Search code examples
allennlp

Specifiying feedforward size based on vocab size in crf_tagger using allennlp config


I'm migrating my allennlp model from classes to config and there's one last construct I'm having problems with.

I'm using a feedforward projection layer in my LSTM CRF decoder, i.e.

vocab_size = vocab.get_vocab_size("tokens")

feedforward = FeedForward(
    input_dim=encoder.get_output_dim(), 
    num_layers=2,
    hidden_dims=[text_field_embedder.get_output_dim(), vocab_size],
    activations=[Activation.by_name(Activation.by_name("relu"),Activation.by_name("linear")(),],
    dropout=[0.15,0.15],
    )

model = CrfTagger(
    vocab=vocab, 
    text_field_embedder=text_field_embedder,
    encoder=encoder,
    feedforward=feedforward,
    )

The issue I'm running into is how to express the last hidden dim size (vocab_size) in json, since it's dependent on the runtime value of vocab.get_vocab_size("tokens")?

It seems that I need to either construct FeedForward inside CrfTagger (so I have access to vocab at runtime) or create my own FeedForward derived class.

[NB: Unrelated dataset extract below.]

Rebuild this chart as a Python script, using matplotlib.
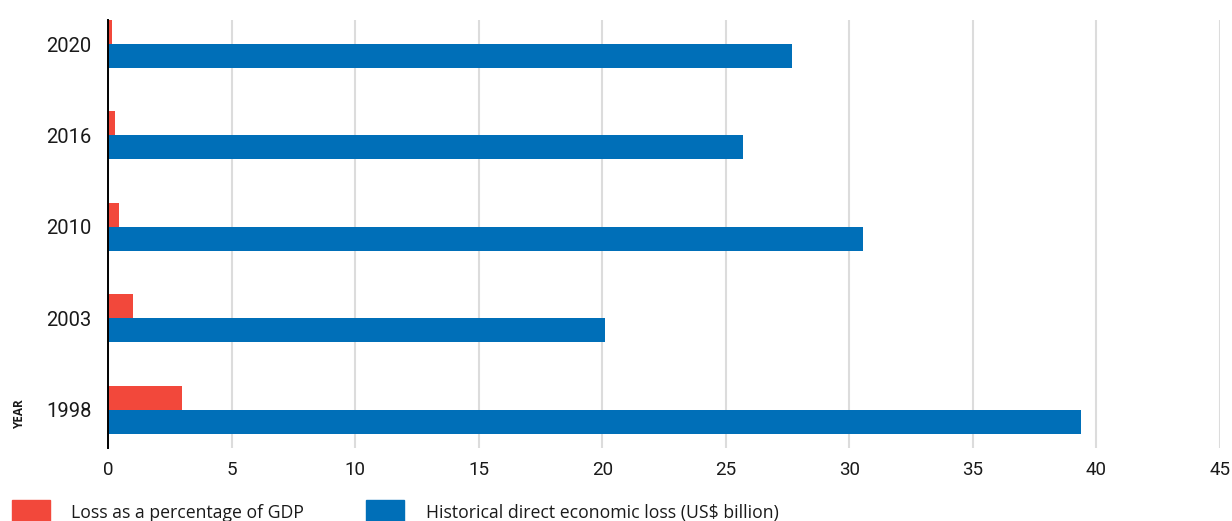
import matplotlib
matplotlib.use("Agg")
import matplotlib.pyplot as plt
from matplotlib.patches import Rectangle
import numpy as np

years = ["1998", "2003", "2010", "2016", "2020"]
loss_pct_gdp = [3.0, 1.0, 0.43, 0.28, 0.15]
loss_usd_bn = [39.4, 20.1, 30.55, 25.7, 27.7]
x_ticks = [0, 5, 10, 15, 20, 25, 30, 35, 40, 45]

red = "#F2483B"
blue = "#006FB8"

plt.rcParams["font.family"] = ["Roboto", "DejaVu Sans"]

fig = plt.figure(figsize=(12.32, 5.21), dpi=100)
ax = fig.add_axes([0.0879, 0.140, 0.9021, 0.8216])

y = np.arange(len(years))
h = 0.263
ax.barh(y + h / 2, loss_pct_gdp, height=h, color=red, zorder=3)
ax.barh(y - h / 2, loss_usd_bn, height=h, color=blue, zorder=3)

ax.set_xlim(0, 45)
ax.set_ylim(-0.42, 4.263)
ax.set_xticks(x_ticks)
ax.set_xticklabels([str(t) for t in x_ticks])
ax.set_yticks(y)
ax.set_yticklabels(years)

ax.grid(axis="x", color="#DCDCDC", linewidth=1.5, zorder=0)
for s in ["top", "right", "bottom"]:
    ax.spines[s].set_visible(False)
ax.spines["left"].set_color("black")
ax.spines["left"].set_linewidth(1.4)
ax.spines["left"].set_zorder(4)

ax.tick_params(axis="both", length=0, labelsize=13.5, colors="#1a1a1a")
ax.tick_params(axis="x", pad=9)
ax.tick_params(axis="y", pad=12, labelsize=14.5)

fig.text(0.0158, 1 - 414.5 / 521, "YEAR", rotation=90, fontsize=8.5,
         fontweight="bold", ha="center", va="center", color="#1a1a1a",
         family=["Open Sans", "DejaVu Sans"])

# legend
W, H = 1232, 521
legend_items = [(red, "Loss as a percentage of GDP", 12, 71),
                (blue, "Historical direct economic loss (US$ billion)", 366, 426)]
for color, label, px, tx in legend_items:
    fig.patches.append(Rectangle((px / W, 0), 38 / W, 21 / H,
                                 transform=fig.transFigure, color=color))
    fig.text(tx / W, 1 - 513 / H, label, fontsize=12.7, ha="left", va="center",
             color="#1a1a1a", family=["Open Sans", "DejaVu Sans"])

fig.savefig("out.png", dpi=100)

I'm wondering if there's a cleaner way, is there a way I can register a constructor for FeedForward (essentially a factory function)?


Solution

  • Great question! From my exploration (and the investigation of another person on the team), it doesn't look like there's currently a clean way to dynamically create a feedforward directly from a config file with output_dim = vocab_size. It seems like the best option is to create a feedforward subclass that is lazily constructed with vocab_size.